Software build systems specify how source code is transformed into deliverables. Keeping build systems in sync with the software artifacts that they build while retaining their capacity to quickly produce updated deliverables requires a serious investment of development effort. Enticed by advanced features, several software teams have migrated their build systems to a modern generation of build technologies (e.g., Bazel, Buck), which aim to reduce the maintenance and execution overhead that build systems impose on development. However, not all migrations lead to perceived improvements, ultimately culminating in abandonment of the build technology. While prior work has focused on upward migration towards more advanced technologies, so-called downgrades, i.e., abandonment of a modern build technology in favour of a traditional one, remains largely unexplored.

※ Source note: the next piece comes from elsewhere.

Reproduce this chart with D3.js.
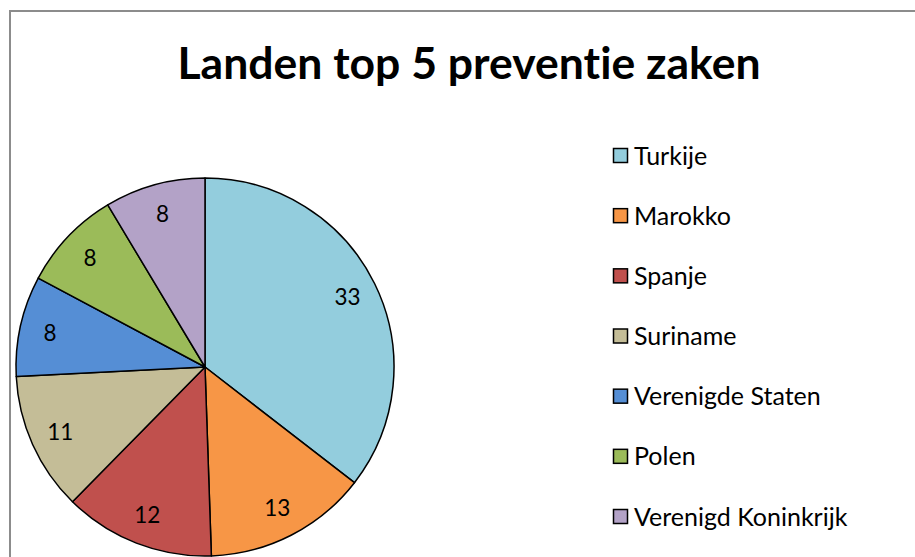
<!DOCTYPE html>
<html>
<head>
<meta charset="utf-8">
<script src="https://cdn.jsdelivr.net/npm/d3@7"></script>
<style>
  body { margin: 0; background: #fff; }
  svg { display: block; font-family: Lato, Calibri, sans-serif; font-variant-ligatures: none; }
</style>
</head>
<body>
<div id="chart"></div>
<script>
// chart data
var countries = ['Turkije', 'Marokko', 'Spanje', 'Suriname', 'Verenigde Staten', 'Polen', 'Verenigd Koninkrijk'];
var cases = [33, 13, 12, 11, 8, 8, 8];
var colors = ['#93cddd', '#f79646', '#c0504d', '#c4bd97', '#558ed5', '#9bbb59', '#b3a2c7'];

var w = 915;
var h = 557;

var svg = d3.select('#chart')
  .append('svg')
  .attr('width', w)
  .attr('height', h);

// outer frame (right and bottom run off the picture)
svg.append('rect')
  .attr('x', 10)
  .attr('y', 11)
  .attr('width', w + 20)
  .attr('height', h + 20)
  .attr('fill', 'none')
  .attr('stroke', '#8c8c8c')
  .attr('stroke-width', 2);

svg.append('text')
  .attr('x', 469)
  .attr('y', 79)
  .attr('text-anchor', 'middle')
  .attr('font-size', 44.5)
  .attr('font-weight', 'bold')
  .text('Landen top 5 preventie zaken');

var data = countries.map(function(c, i) {
  return { name: c, value: cases[i], color: colors[i] };
});

var radius = 189;
var pie = d3.pie().sort(null).value(function(d) { return d.value; });
var arc = d3.arc().innerRadius(0).outerRadius(radius);
var labelArc = d3.arc().innerRadius(radius * 0.84).outerRadius(radius * 0.84);

var g = svg.append('g').attr('transform', 'translate(205,367)');

var slices = g.selectAll('.slice')
  .data(pie(data))
  .enter()
  .append('g')
  .attr('class', 'slice');

slices.append('path')
  .attr('d', arc)
  .attr('fill', function(d) { return d.data.color; })
  .attr('stroke', '#000')
  .attr('stroke-width', 1.5)
  .attr('stroke-linejoin', 'round');

slices.append('text')
  .attr('transform', function(d) { return 'translate(' + labelArc.centroid(d) + ')'; })
  .attr('text-anchor', 'middle')
  .attr('dy', '0.36em')
  .attr('font-size', 22.5)
  .text(function(d) { return d.data.value; });

// legend
var legendY = d3.scalePoint()
  .domain(countries)
  .range([155.5, 516.5]);

var legend = svg.append('g').attr('id', 'legend');

var items = legend.selectAll('.item')
  .data(data)
  .enter()
  .append('g')
  .attr('class', 'item')
  .attr('transform', function(d) { return 'translate(613,' + legendY(d.name) + ')'; });

items.append('rect')
  .attr('x', 0.5)
  .attr('y', -7)
  .attr('width', 14)
  .attr('height', 14)
  .attr('fill', function(d) { return d.color; })
  .attr('stroke', '#000')
  .attr('stroke-width', 1.5);

items.append('text')
  .attr('x', 21)
  .attr('dy', '0.36em')
  .attr('font-size', 25)
  .text(function(d) { return d.name; });
</script>
</body>
</html>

In this paper, we perform an empirical study to better understand the abandonment of Bazel—a modern build technology with native support for multi-language software projects and (local/distributed) artifact caching. Our investigation of 542 projects that adopt Bazel reveals that (1) 61 projects (11.2%) have abandoned Bazel; and (2) abandonment tends to occur after investing in Bazel for a substantial amount of time (a median of 638 days). Thematic analysis reveals seven recurring reasons for abandonment, such as technical challenges, lack of platform integration, team coordination issues, and upstream trends. After abandoning Bazel, the studied projects have adopted a broad set of alternatives, spanning from language-specific tools like Go Build, to more traditional build technologies like CMake and even pure Make. These results demonstrate that choosing a build technology involves balancing tradeoffs that are not always optimized by adopting the latest technology. This paper also lays the foundation for future work on balancing the tradeoffs that are associated with build technology choice (e.g., feature richness vs. maintenance costs) and the development of tools to support migration away from modern technologies.